Urgency is the essence of small ball. Vandy’s philosophy sacrifices outs to ensure that each leadoff baserunner, two-out walk, or single up the middle has a high probability of scoring. It places the highest priority on that run.

Clemson’s way of playing isn’t totally different, but the Tigers are more reliant on home runs and extra-base hits. This is a little more laid-back because anyone, at any time, can produce. Neither is right or wrong, but one is more urgent. That urgency can backfire, but it didn’t for Vandy on Saturday.

The Commodores drove in six runs with two outs. They had eight hits with runners in scoring position. They routinely barreled up Charlie Barnes’ fastballs early in counts.
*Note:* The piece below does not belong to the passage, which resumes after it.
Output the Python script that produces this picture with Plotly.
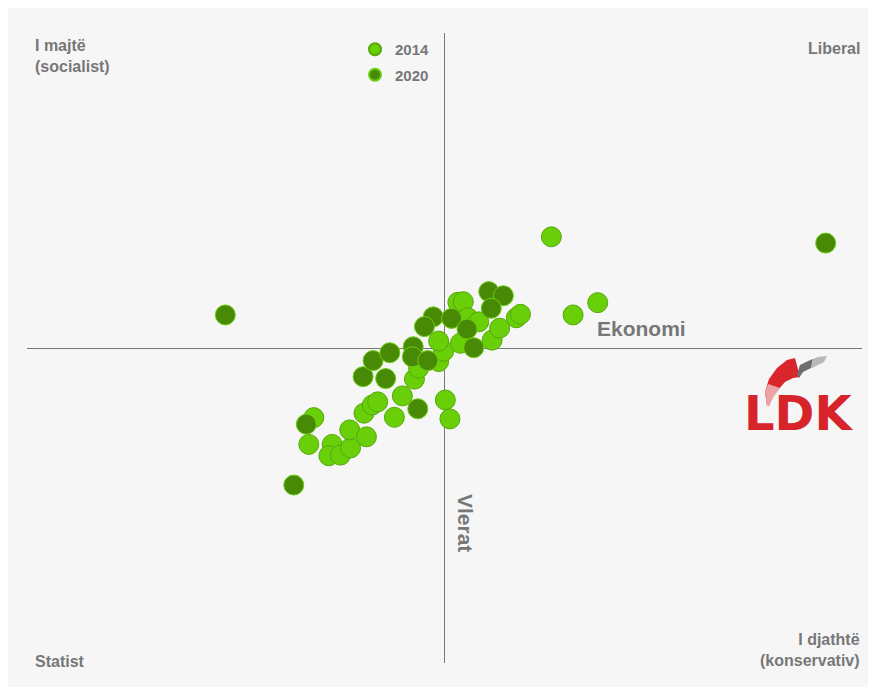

Meanwhile, the Tigers struggled with runners in scoring position (2-11) and missed some critical chances to swing the game—both at the plate and in the field.

Vanderbilt’s Kyle Wright wasn’t his best, but he wasn’t far off, either. He struck out nine batters and kept the Tigers away from scoring position for the most part. He limited damage by saving his best pitching for the toughest spots.

Barnes did it during the early innings, too. He stranded runners in scoring position in each of the first two innings, then a runner on first in the third. Sooner or later, though, a run was going to push through. His sense of urgency that appeared when Vandy threatened could not keep threats from popping up time and time again. Eventually, the Commodores pushed a few runs across and coasted to victory.

Now, the Tigers have no choices. Andrew Cox spoke in postgame about his team “fighting for our lives” in Sunday’s action. Ideally, they would have already been doing it, but human nature doesn’t work that way. It’s hard to pretend a situation is do-or-die when it isn’t. Now it is.

There are no more chances to hit the reset button, no more new days to experiment with potential solutions, no more strings to pull. Now it’s win or go home.

The paper is due. The test is nigh. The hour has come. The margin is gone.

The fate of Clemson’s season hangs in the balance. Let’s see if they come out with a mentality to match.